Written task: Only the lines from the start of the data through the line with "(lowertitle) at (610,35)" belong in the copy. Restate them word for word, minus the pictures.

[begin Given information]

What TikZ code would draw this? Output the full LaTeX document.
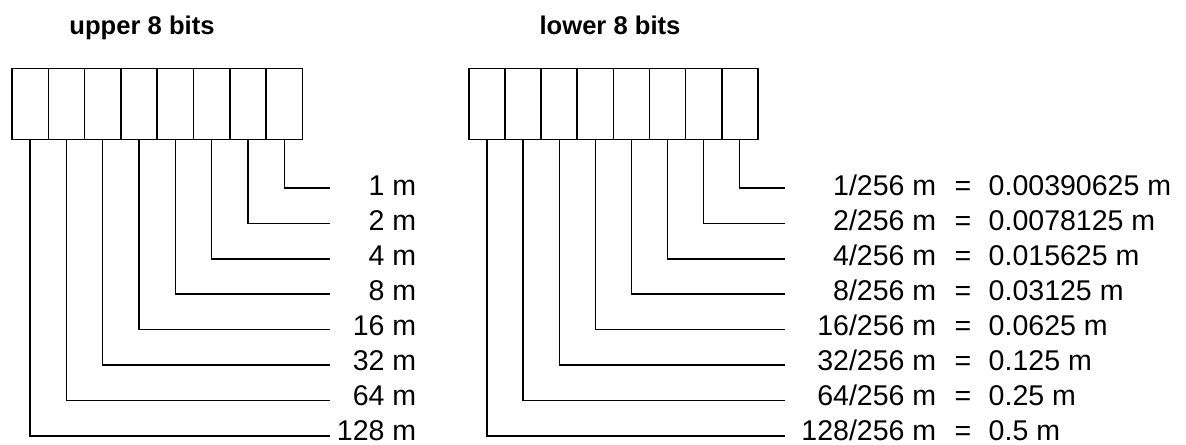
\documentclass[tikz,border=0pt]{standalone}
\usepackage{fontspec}
\setmainfont{Liberation Sans}

\begin{document}
\begin{tikzpicture}[x=0.75pt,y=-0.75pt,line width=1.1pt]
  \tikzstyle{cell}=[draw,line width=1.1pt,minimum width=27.2pt,minimum height=53.5pt,inner sep=0pt]
  \tikzstyle{title}=[inner sep=0pt,anchor=base,font=\fontsize{19.2}{22}\selectfont\bfseries]
  \tikzstyle{val}=[inner sep=0pt,font=\fontsize{21.4}{24}\selectfont]
  \tikzstyle{lead}=[line width=1.1pt]

  \useasboundingbox (0,0) rectangle (1186,445);

  % -- Titles --
  \node[title] (uppertitle) at (142,35) {upper 8 bits};
  \node[title] (lowertitle) at (610,35) {lower 8 bits};

  % -- Upper byte: cells, leads and weights --
  \foreach \i [evaluate=\i as \x using 12+36.3*(\i-0.5),
               evaluate=\i as \y using 188+35.4*(8-\i),
               evaluate=\i as \b using 196+34.9*(8-\i),
               evaluate=\i as \n using int(2^(8-\i))] in {1,...,8} {
    \node[cell] (u\i) at (\x,104) {};
    \coordinate (ue\i) at (330,\y);
    \draw[lead] (u\i.south) |- (ue\i);
    \node[val,anchor=base east] (uv\i) at (417,\b) {\n~m};
  }

  % -- Lower byte: cells, leads and fractions --
  \foreach \i/\d in {1/0.5,2/0.25,3/0.125,4/0.0625,5/0.03125,6/0.015625,7/0.0078125,8/0.00390625} {
    \pgfmathsetmacro\x{469+36.1*(\i-0.5)}
    \pgfmathsetmacro\y{188+35.4*(8-\i)}
    \pgfmathsetmacro\b{196+34.9*(8-\i)}
    \pgfmathtruncatemacro\n{2^(8-\i)}
    \node[cell] (l\i) at (\x,104) {};
    \coordinate (le\i) at (785,\y);
    \draw[lead] (l\i.south) |- (le\i);
    \node[val,anchor=base east] (ln\i) at (937,\b) {\n/256~m};
    \node[val,anchor=base] (leq\i) at (963,\b) {=};
    \node[val,anchor=base west] (lv\i) at (988,\b) {\d~m};
  }
\end{tikzpicture}
\end{document}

[end Given information]

Reply:
What TikZ code would draw this? Output the full LaTeX document.
\documentclass[tikz,border=0pt]{standalone}
\usepackage{fontspec}
\setmainfont{Liberation Sans}

\begin{document}
\begin{tikzpicture}[x=0.75pt,y=-0.75pt,line width=1.1pt]
  \tikzstyle{cell}=[draw,line width=1.1pt,minimum width=27.2pt,minimum height=53.5pt,inner sep=0pt]
  \tikzstyle{title}=[inner sep=0pt,anchor=base,font=\fontsize{19.2}{22}\selectfont\bfseries]
  \tikzstyle{val}=[inner sep=0pt,font=\fontsize{21.4}{24}\selectfont]
  \tikzstyle{lead}=[line width=1.1pt]

  \useasboundingbox (0,0) rectangle (1186,445);

  % -- Titles --
  \node[title] (uppertitle) at (142,35) {upper 8 bits};
  \node[title] (lowertitle) at (610,35) {lower 8 bits};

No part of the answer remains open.